4.8. Statistical Analysis

Statistical analyses were carried out using GraphPad Prism version 6.0 software (GraphPad Software Inc., San Diego, CA, USA). Data were normally distributed and expressed as mean ± SD (standard deviation). Normal distribution was checked by the Kolmogorov–Smirnov test. Differences between the mean values recorded for different experimental conditions were evaluated by Student’s t-test or by one-way ANOVA followed by Bonferroni’s post-test, and p values are indicated where appropriate in the figures and their legends. A value of p < 0.05 was considered significant.

5. Conclusions

Our study demonstrates the potential of 3D bioprinting as a promising technology for nanotoxicological investigation. The unique benefits of this novel additive manufacturing technology for cell culture include the long-term culturing of cell lines due to the reduction in oxidative stress over time, the viability of 3D-printed cells once embedded in the hydrogel and the absence of time-passages from the operator. These benefits allow for a more accurate and comprehensive investigation of the effects of nanoparticles on living cells, as well as the potential for more efficient and cost-effective experimentation. Additionally, our research highlights the significant dissimilarities between 2D vs. 3D data, which suggest the need for a revisiting tactic in the fields of nanotoxicology and nanomedicine to account for potential effects on cell morphology and cell–cell interaction in a 3D environment.

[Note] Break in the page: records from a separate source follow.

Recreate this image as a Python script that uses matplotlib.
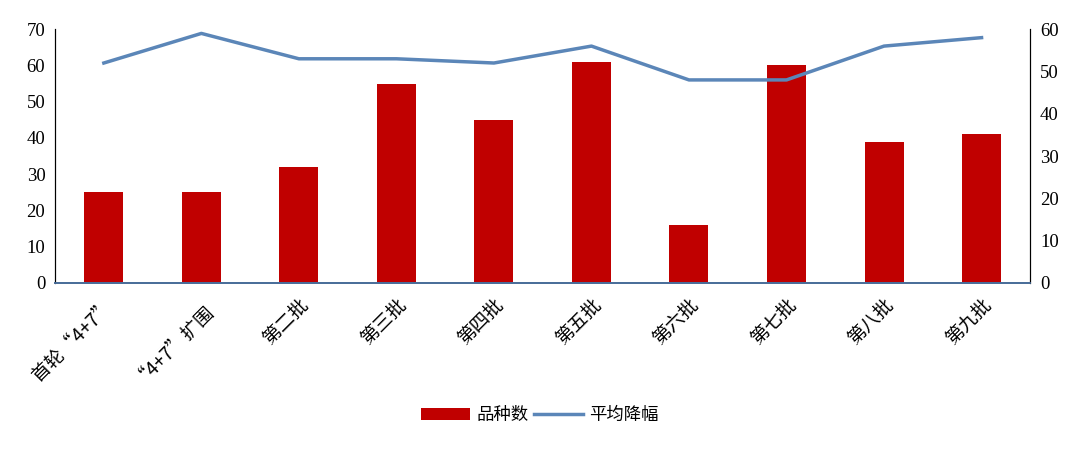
import matplotlib.pyplot as plt
import numpy as np

categories = ['首轮“4+7”', '“4+7”扩围', '第二批', '第三批', '第四批',
              '第五批', '第六批', '第七批', '第八批', '第九批']
varieties = [25, 25, 32, 55, 45, 61, 16, 60, 39, 41]
avg_cut = [52, 59, 53, 53, 52, 56, 48, 48, 56, 58]

plt.rcParams['font.family'] = ['Liberation Serif', 'Noto Sans CJK SC']

fig = plt.figure(figsize=(10.8, 4.49), dpi=100)
ax = fig.add_axes([0.051, 0.370, 0.903, 0.565])
ax2 = ax.twinx()

x = np.arange(len(categories))
bars = ax.bar(x, varieties, width=0.4, color='#C00000', label='品种数', zorder=2)
line, = ax2.plot(x, avg_cut, color='#5B86B8', linewidth=2.5, label='平均降幅', zorder=3)

ax.set_xlim(-0.5, len(categories) - 0.5)
ax.set_ylim(0, 70)
ax.set_yticks(range(0, 71, 10))
ax2.set_ylim(0, 60)
ax2.set_yticks(range(0, 61, 10))

for a in (ax, ax2):
    a.spines['top'].set_visible(False)
    a.spines['left'].set_color('black')
    a.spines['right'].set_color('black')
    a.spines['bottom'].set_color('#4A6E9A')
    a.spines['bottom'].set_linewidth(1.3)
    a.tick_params(axis='y', length=0, labelsize=13.5, pad=7)

ax.set_zorder(ax2.get_zorder() - 1)
ax2.patch.set_visible(False)

ax.set_xticks(x)
ax.set_xticklabels(categories, rotation=45, ha='right', rotation_mode='anchor',
                   fontsize=13.5, family=['Noto Sans CJK SC', 'DejaVu Sans'])
ax.tick_params(axis='x', length=0, pad=9)

fig.legend([bars, line], ['品种数', '平均降幅'], loc='center', bbox_to_anchor=(0.5, 0.075),
           ncol=2, frameon=False, prop={'family': 'Noto Sans CJK SC', 'size': 12.5},
           handlelength=2.8, handletextpad=0.4, columnspacing=0.3)

fig.savefig('out.png', dpi=100)
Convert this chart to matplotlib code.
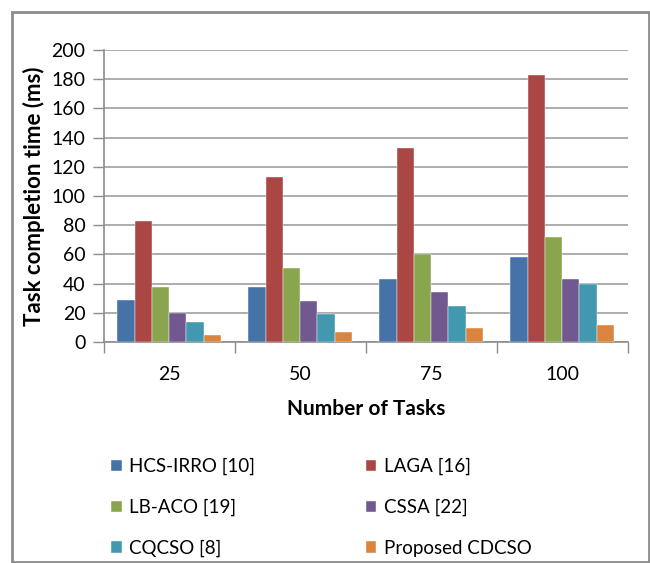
import matplotlib
matplotlib.use("Agg")
import matplotlib.pyplot as plt
from matplotlib.patches import Rectangle
import numpy as np

plt.rcParams['font.family'] = ['Lato', 'DejaVu Sans']

# Task completion time (ms) for each task count
tasks = ['25', '50', '75', '100']
methods = ['HCS-IRRO [10]', 'LAGA [16]', 'LB-ACO [19]', 'CSSA [22]',
           'CQCSO [8]', 'Proposed CDCSO']
hcs_irro = [29, 38, 43, 58]
laga = [83, 113, 133, 183]
lb_aco = [38, 51, 60, 72]
cssa = [20, 28, 34, 43]
cqcso = [13.5, 19.5, 24.5, 39.5]
cdcso = [4.6, 7, 9.6, 12]
colors = ['#4572A7', '#AA4643', '#89A54E', '#71588F', '#4198AF', '#DB843D']

series = [hcs_irro, laga, lb_aco, cssa, cqcso, cdcso]

fig = plt.figure(figsize=(6.5, 5.63), dpi=100)
ax = fig.add_axes([0.1595, 0.3925, 0.8062, 0.5187])

n = len(series)
group_w = 0.79
bar_w = group_w / n
x = np.arange(len(tasks)) + 0.5
bars = []
for i, (vals, c) in enumerate(zip(series, colors)):
    offs = -group_w / 2 + bar_w * (i + 0.5)
    b = ax.bar(x + offs, vals, width=bar_w, color=c, label=methods[i],
               edgecolor='white', linewidth=0.3, zorder=3)
    bars.append(b)

ax.set_ylim(0, 200)
ax.set_yticks(range(0, 201, 20))
ax.set_xlim(0, len(tasks))
ax.yaxis.grid(True, color='#A6A6A6', linewidth=1.3, zorder=0)
ax.set_axisbelow(True)

# category boundaries get the tick marks, labels sit at the centres
ax.set_xticks(np.arange(len(tasks) + 1))
ax.set_xticklabels([])
ax.set_xticks(x, minor=True)
ax.set_xticklabels(tasks, minor=True, fontsize=14)
ax.tick_params(axis='x', which='major', length=8, width=1, color='#8C8C8C',
               direction='out')
ax.tick_params(axis='x', which='minor', length=0, pad=17)
ax.tick_params(axis='y', length=8, width=1, color='#8C8C8C', labelsize=14,
               pad=5)

for side in ['top', 'right']:
    ax.spines[side].set_visible(False)
for side in ['left', 'bottom']:
    ax.spines[side].set_color('#8C8C8C')
    ax.spines[side].set_linewidth(1.2)

ax.set_ylabel('Task completion time (ms)', fontsize=16, fontweight='bold',
              labelpad=5)
ax.set_xlabel('Number of Tasks', fontsize=15, fontweight='bold', labelpad=12)

# legend is filled column by column, so reorder to read across rows
order = [0, 2, 4, 1, 3, 5]
fig.legend([bars[i] for i in order], [methods[i] for i in order], ncol=2,
           loc='upper left', bbox_to_anchor=(0.157, 0.203), frameon=False,
           fontsize=13.5, handlelength=0.55, handleheight=0.55, handletextpad=0.4,
           labelspacing=1.25, columnspacing=5.9, borderpad=0)

# outer chart border
fig.patches.append(Rectangle((12 / 650, 0.002), (649 - 12) / 650, 1 - 12 / 563 - 0.002,
                             transform=fig.transFigure, fill=False,
                             edgecolor='#8C8C8C', linewidth=2))

fig.savefig('out.png', dpi=100)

Ultimately, we believe that our technology can contribute to the development of safer and more effective nanomedicine, as well as provide a valuable tool for researchers in the field of nanotoxicology.

6. Limitations

This technology, although very promising, is not exempted from limitations. The number of seeded cells strictly depends on the 3D printing parameters and is normally less than the number of cells embedded in the hydrogel-loaded syringe; this is due to the residual volume in the syringe Luer lock and the force exerted during the extrusion that, although kept minimal, mechanically disrupts the cells.